Direct and Indirect Healthcare Resource Utilization and Costs Among Migraine Patients in the United States
The goal of this analysis was to provide a contemporary estimate of the burden of migraine, incorporating both direct and indirect costs, by comparing the costs of migraine patients to a matched group of patients without migraine in a large, nationally representative sample of commercially insured patients in the United States.
Previous studies have shown that the economic burden of migraine in the United States is substantial for payers, patients, and employers. Despite the availability of multiple acute and preventive pharmacological treatment options and a relatively stable migraine prevalence in the United States, there has been a documented increase in migraine-related healthcare resource and pharmacy use. Given the frequently disabling nature of migraine and its high prevalence, especially during peak productive years, and the lack of recent estimates of the burden of migraine, there is a need to update the existing literature with more current data.

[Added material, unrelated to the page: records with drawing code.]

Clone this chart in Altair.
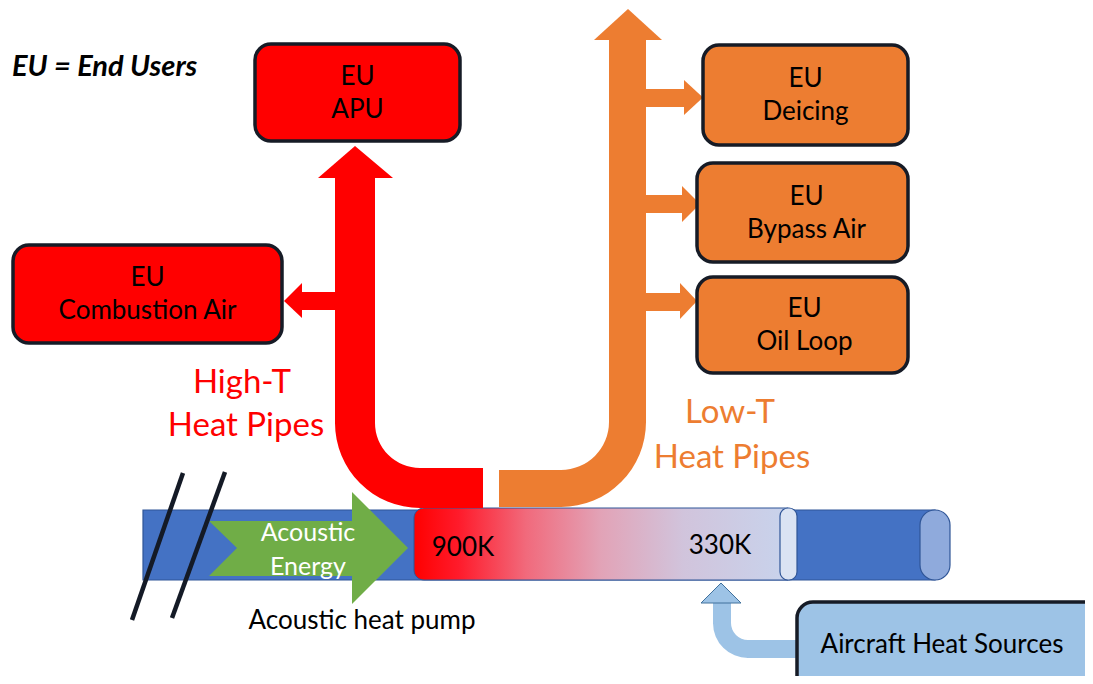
import math
import altair as alt
import pandas as pd

# ---------------- content (text) ----------------
legend_note = "EU = End Users"
high_label = ["High-T", "Heat Pipes"]
low_label = ["Low-T", "Heat Pipes"]
eu_prefix = "EU"
red_users = ["APU", "Combustion Air"]
orange_users = ["Deicing", "Bypass Air", "Oil Loop"]
temps = ["900K", "330K"]
acoustic_label = ["Acoustic", "Energy"]
pump_label = "Acoustic heat pump"
source_label = "Aircraft Heat Sources"

# ---------------- styles ----------------
RED = "#FF0000"
ORANGE = "#ED7D31"
BLUE = "#4472C4"
BLUE_DARK = "#2F5597"
BLUE_END = "#8FAADC"
GREEN = "#70AD47"
LIGHT = "#9DC3E6"
INK = "#161B26"
FONT = "Lato"

W, H = 1077, 668
xs = alt.Scale(domain=[8, 8 + W], nice=False, zero=False)
ys = alt.Scale(domain=[8, 8 + H], nice=False, zero=False, reverse=True)

# ---------------- layout geometry (diagram coordinates) ----------------
red_boxes = [(255, 460, 44, 141), (13, 282, 245, 343)]
orange_boxes = [(703, 908, 45, 145), (697, 908, 163, 262), (697, 908, 277, 373)]
box_text_dx = [0, 0, 0, 4, 2]
source_box = (797, 1110, 602, 700)


def X(f):
    return alt.X(f, type="quantitative", scale=xs, axis=None)


def Y(f, **kw):
    return alt.Y(f, type="quantitative", scale=ys, axis=None, **kw)


def rects(rows, **mark):
    df = pd.DataFrame(rows, columns=["x", "x2", "y", "y2", "c"])
    return alt.Chart(df).mark_rect(**mark).encode(
        x=X("x"), x2="x2:Q", y=Y("y"), y2="y2:Q",
        fill=alt.Fill("c:N", scale=None))


def tris_v(rows, **mark):
    # x independent; y..y2 span at each x
    df = pd.DataFrame(rows, columns=["id", "x", "y", "y2", "c"])
    return alt.Chart(df).mark_area(orient="vertical", **mark).encode(
        x=X("x"), y=Y("y", stack=None), y2="y2:Q",
        detail="id:N", fill=alt.Fill("c:N", scale=None))


def tris_h(rows, **mark):
    # y independent; x..x2 span at each y
    df = pd.DataFrame(rows, columns=["id", "y", "x", "x2", "c"])
    return alt.Chart(df).mark_area(orient="horizontal", **mark).encode(
        y=Y("y"), x=alt.X("x", type="quantitative", scale=xs, axis=None, stack=None),
        x2="x2:Q", detail="id:N", fill=alt.Fill("c:N", scale=None))


def arc(cx, cy, r_in, r_out, t0, t1, c):
    df = pd.DataFrame({"x": [cx], "y": [cy]})
    return alt.Chart(df).mark_arc(theta=t0, theta2=t1, radius=r_out, radius2=r_in,
                                  fill=c).encode(x=X("x"), y=Y("y"))


def texts(rows, **mark):
    df = pd.DataFrame(rows, columns=["x", "y", "t"])
    base = dict(font=FONT, baseline="middle", align="center")
    base.update(mark)
    return alt.Chart(df).mark_text(**base).encode(x=X("x"), y=Y("y"), text="t:N")


PI = math.pi
layers = []

# ---- main pipe ----
layers.append(rects([(143, 935, 510, 580, BLUE)], stroke=BLUE_DARK, strokeWidth=1.2))
layers.append(rects([(920, 950, 510, 580, BLUE_END)], cornerRadius=15,
                    stroke=BLUE_DARK, strokeWidth=1.2))

# ---- acoustic energy arrow ----
layers.append(rects([(209, 353, 521, 576, GREEN)]))
layers.append(tris_v([("notch", 209, 521, 576, BLUE), ("notch", 237, 548, 548, BLUE)]))
layers.append(tris_v([("head", 352, 492, 604, GREEN), ("head", 408, 548, 548, GREEN)]))

# ---- hot/cold gradient section ----
grad = alt.LinearGradient(
    gradient="linear", x1=0, x2=1, y1=0, y2=0,
    stops=[alt.GradientStop(color="#FF0000", offset=0),
           alt.GradientStop(color="#FF1B2B", offset=0.12),
           alt.GradientStop(color="#F16A7C", offset=0.3),
           alt.GradientStop(color="#E2A3B7", offset=0.5),
           alt.GradientStop(color="#D1C4DC", offset=0.72),
           alt.GradientStop(color="#C8D3EC", offset=1)])
gdf = pd.DataFrame({"x": [414], "x2": [788], "y": [508], "y2": [580]})
layers.append(alt.Chart(gdf).mark_rect(fill=grad, cornerRadiusTopLeft=10,
                                       cornerRadiusBottomLeft=10,
                                       stroke=BLUE_DARK, strokeWidth=1).encode(
    x=X("x"), x2="x2:Q", y=Y("y"), y2="y2:Q"))
layers.append(rects([(780, 797, 508, 580, "#DAE3F3")], cornerRadius=8,
                    stroke=BLUE_DARK, strokeWidth=1.2))

# ---- break marks ----
sl = pd.DataFrame({"id": ["a", "a", "b", "b"], "x": [183, 132, 225, 172],
                   "y": [473, 620, 472, 618]})
layers.append(alt.Chart(sl).mark_line(color="#141A26", strokeWidth=4.5).encode(
    x=X("x"), y=Y("y"), detail="id:N", order="y:Q"))

# ---- high-T heat pipe (red) ----
layers.append(rects([(335, 375, 176, 424, RED), (419, 483, 468, 508, RED),
                     (300, 336, 292, 310, RED)]))
layers.append(arc(420, 423, 45, 85, PI, 1.5 * PI, RED))
layers.append(tris_h([("rh", 146, 355, 355, RED), ("rh", 178, 318, 393, RED)]))
layers.append(tris_v([("rl", 284, 301, 301, RED), ("rl", 302, 283, 318, RED)]))

# ---- low-T heat pipe (orange) ----
layers.append(rects([(609, 646, 38, 423, ORANGE), (499, 562, 470, 507, ORANGE),
                     (645, 685, 89, 107, ORANGE), (645, 683, 195, 213, ORANGE),
                     (645, 681, 293, 311, ORANGE)]))
layers.append(arc(561, 422, 48, 85, 0.5 * PI, PI, ORANGE))
layers.append(tris_h([("oh", 9, 628, 628, ORANGE), ("oh", 40, 594, 662, ORANGE)]))
layers.append(tris_v([("o1", 684, 80, 115, ORANGE), ("o1", 703, 97.5, 97.5, ORANGE),
                      ("o2", 682, 186, 222, ORANGE), ("o2", 700, 204, 204, ORANGE),
                      ("o3", 680, 283, 319, ORANGE), ("o3", 697, 301, 301, ORANGE)]))

# ---- aircraft heat source arrow ----
layers.append(rects([(713, 731, 601, 624, LIGHT), (747, 800, 640, 658, LIGHT)]))
layers.append(arc(748, 623, 17, 35, PI, 1.5 * PI, LIGHT))
layers.append(tris_h([("lh", 583, 721, 721, LIGHT), ("lh", 603, 701, 741, LIGHT)],
                     stroke="#41719C", strokeWidth=1))

# ---- end-user boxes ----
box_rows = [b + (RED,) for b in red_boxes] + [b + (ORANGE,) for b in orange_boxes]
box_rows.append(source_box + (LIGHT,))
layers.append(rects(box_rows, cornerRadius=16, stroke=INK, strokeWidth=3.5))

# ---- texts ----
box_text = []
for (x0, x1, y0, y1), dx, name in zip(red_boxes + orange_boxes, box_text_dx,
                                      red_users + orange_users):
    cx = (x0 + x1) / 2 + dx
    cy = (y0 + y1) / 2
    box_text.append((cx, cy - 16, eu_prefix))
    box_text.append((cx, cy + 17, name))
box_text.append((942, 645, source_label))
box_text.append((463, 548, temps[0]))
box_text.append((720, 546, temps[1]))
box_text.append((362, 621, pump_label))
layers.append(texts(box_text, fontSize=26, color="#000000"))

layers.append(texts([(308, 533, acoustic_label[0]), (308, 567, acoustic_label[1])],
                    fontSize=25, color="#FFFFFF"))
layers.append(texts([(242, 383, high_label[0]), (246, 426, high_label[1])],
                    fontSize=33, color=RED))
layers.append(texts([(730, 413, low_label[0]), (732, 458, low_label[1])],
                    fontSize=33, color=ORANGE))
layers.append(texts([(12, 67, legend_note)], fontSize=29, fontWeight="bold",
                    fontStyle="italic", align="left", color="#000000"))

chart = alt.layer(*layers).properties(
    width=W, height=H, padding=0,
    autosize=alt.AutoSizeParams(type="none"),
    background="#FFFFFF",
).configure_view(stroke=None)

chart.save("out.html", embed_options={"renderer": "svg", "actions": False})
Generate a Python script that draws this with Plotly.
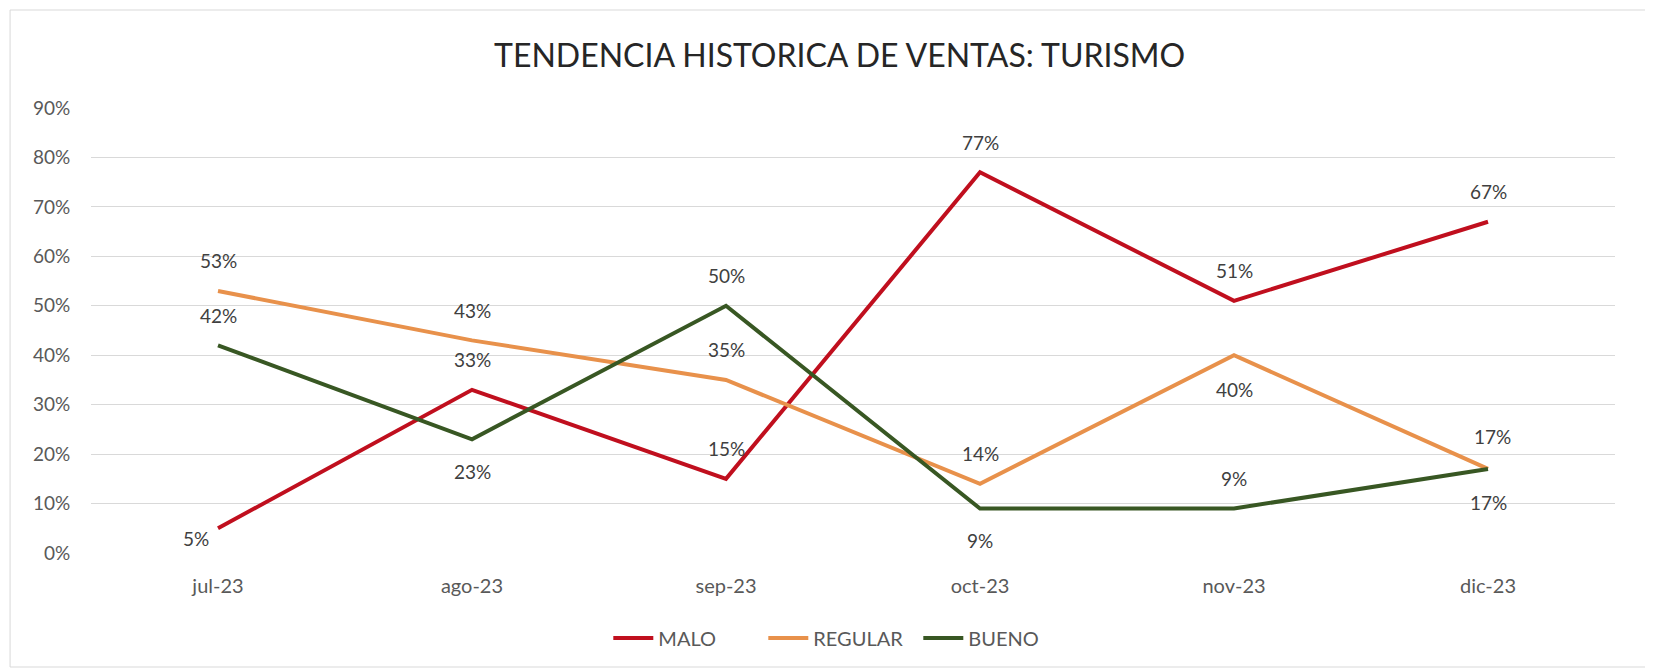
import plotly.graph_objects as go

meses = ["jul-23", "ago-23", "sep-23", "oct-23", "nov-23", "dic-23"]
malo = [0.05, 0.33, 0.15, 0.77, 0.51, 0.67]
regular = [0.53, 0.43, 0.35, 0.14, 0.40, 0.17]
bueno = [0.42, 0.23, 0.50, 0.09, 0.09, 0.17]
y_ticks = [0, 0.1, 0.2, 0.3, 0.4, 0.5, 0.6, 0.7, 0.8, 0.9]

# label placement per point: (xshift, yshift)
pos_malo = [(-22, -10), (0, 30), (0, 30), (0, 30), (0, 30), (0, 30)]
pos_regular = [(0, 30), (0, 30), (0, 30), (0, 30), (0, -34), (4, 32)]
pos_bueno = [(0, 30), (0, -32), (0, 30), (0, -32), (0, 30), (0, -34)]

FONT = "Lato"
c_malo = "#C00F1E"
c_regular = "#E8914B"
c_bueno = "#385723"

fig = go.Figure()
for name, vals, col in [("MALO", malo, c_malo), ("REGULAR", regular, c_regular), ("BUENO", bueno, c_bueno)]:
    fig.add_trace(go.Scatter(x=meses, y=vals, mode="lines", name=name,
                             line=dict(color=col, width=4), hoverinfo="skip"))

annotations = []
for vals, pos in [(malo, pos_malo), (regular, pos_regular), (bueno, pos_bueno)]:
    for m, v, (dx, dy) in zip(meses, vals, pos):
        annotations.append(dict(x=m, y=v, xref="x", yref="y", text=f"{round(v*100)}%",
                                showarrow=False, xshift=dx, yshift=dy,
                                font=dict(family=FONT, size=19, color="#404040")))

fig.update_layout(
    width=1637, height=662,
    margin=dict(l=83, r=30, t=100, b=117),
    paper_bgcolor="white", plot_bgcolor="white",
    font=dict(family=FONT, size=19, color="#595959"),
    title=dict(text="TENDENCIA HISTORICA DE VENTAS: TURISMO", x=0.508, xanchor="center",
               y=1 - 48 / 662, yanchor="middle",
               font=dict(family=FONT, size=32, color="#262626")),
    xaxis=dict(range=[-0.5, 5.5], showgrid=False, showline=False, zeroline=False,
               ticks="outside", ticklen=15,
               tickcolor="rgba(0,0,0,0)", tickfont=dict(size=20, color="#595959")),
    yaxis=dict(range=[0, 0.9], tickvals=y_ticks, tickformat=".0%", showgrid=True,
               gridcolor="#D9D9D9", gridwidth=1, zeroline=False, showline=False,
               ticks="outside", ticklen=16, tickcolor="rgba(0,0,0,0)",
               tickfont=dict(size=19, color="#595959")),
    legend=dict(orientation="h", x=0.492, xanchor="center", y=-0.191, yanchor="middle",
                font=dict(size=20, color="#595959"), entrywidth=100, itemwidth=40),
    annotations=annotations,
    shapes=[dict(type="rect", xref="paper", yref="paper", x0=-0.0531, x1=1.03,
                 y0=-0.2562, y1=1.2202, line=dict(color="#D9D9D9", width=1), layer="below")],
    showlegend=True,
)

fig.write_html("out.html")
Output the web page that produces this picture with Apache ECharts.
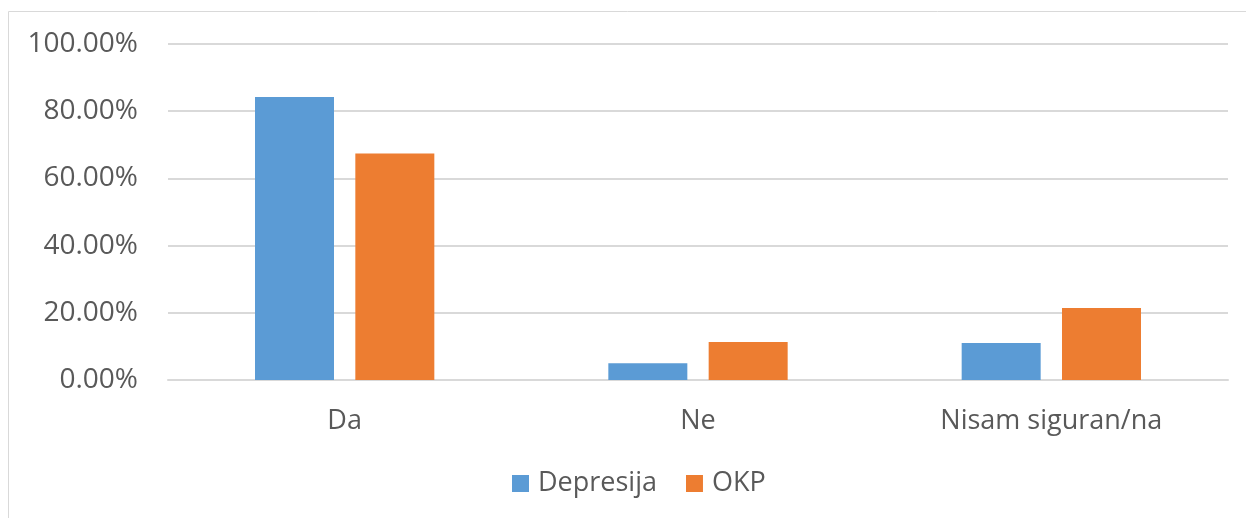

This retrospective, observational cohort study identified migraine patients in the Truven Health Market Scan Research Databases between January 2008 and June 2013. Adult patients had 12 months of continuous enrollment before (baseline period) and after (follow-up period) the day they received migraine diagnoses and/or medications (index) and no diagnosis of HIV or malignancy during the study period. The patients with migraine were matched 1:1 to a group of patients without migraine on demographic variables and index date. Direct healthcare utilization and costs and indirect (absenteeism, short-term disability, and long-term disability) costs were assessed during the 12-month follow-up period and differences between patients with vs without migraine were assessed. Two additional multivariable logistic regression analyses were conducted. First, an analysis was conducted comparing the odds of having a short-term disability claim between patients with and without migraine after controlling for patient demographic and clinical characteristics. A second analysis, conducted among the migraine patients only, compared the odds of having a short-term disability claim between (1) patients treated with acute or preventive migraine medications only during the baseline period and patients with no migraine treatment during baseline and (2) patients treated with both acute and preventive migraine medications during the baseline period and patients with no migraine treatment during baseline, after controlling for patient demographic and clinical characteristics.
Migraine patients had total annual direct plus indirect costs that were $8924 (in 2014 United States dollars) higher than those of demographically similar individuals without evidence of migraine. Migraine patients’ mean annual direct all-cause healthcare costs were $6575 higher than those of matched patients without migraine ($11,010 [standard deviation = $19,663] vs $4436 [standard deviation=$13,081]; P < .01). Total mean annual indirect costs were $2350 higher in the migraine cohort than in the matched no migraine patients ($11,294 vs $8945. Migraine patients were 2.0 times more likely as their nonmigraine counterparts to use opioids (45.5% vs 21.9%; P < .01) and among patients with opioid prescriptions, migraine patients had 1.8 times the number of opioid prescriptions per patient than did those without migraine (4.9 [standard deviation = 6.9] vs 2.7 [standard deviation = 4.0]; P < .01). After adjusting for baseline demographic and clinical characteristics, migraine patients treated with either acute or preventive migraine medications (odds ratio = 0.81 [95% confidence interval = 0.72-0.91]; P < .01) or both acute and preventive migraine medications during the baseline period (odds ratio = 0.93 [95% confidence interval = 0.89-0.98]; P < .01) were significantly less likely to have short-term disability claims than untreated patients during the follow-up period (Migraine patients with either acute or preventive medications only: 7290/45,632 [16.0%]; with both acute and preventive medications: 3085/14,941 [20.6%]; untreated patients: 1604/11,169 [14.4%] had a short-term disability claim.) However, overall, migraine patients had 1.94 times the odds of having a short-term disability claim than their matched counterparts (95% confidence interval = 1.83-2.05; P < .01; migraine patients: 11,979/71,742 [16.7%]; nonmigraine patients: 4801/71,742 [6.7%] had a short-term disability claim).
Results from this real-world assessment of the economic burden of migraine suggest that migraine imposes a substantial direct and indirect cost burden in the United States. Compared to matched nonmigraine patients, migraine patients were more likely to have work loss and longer periods of work loss, leading to significantly higher indirect costs. Migraine patients also had higher levels of healthcare utilization, despite the relatively stable prevalence of migraine and the available acute and preventive treatment options for migraine management.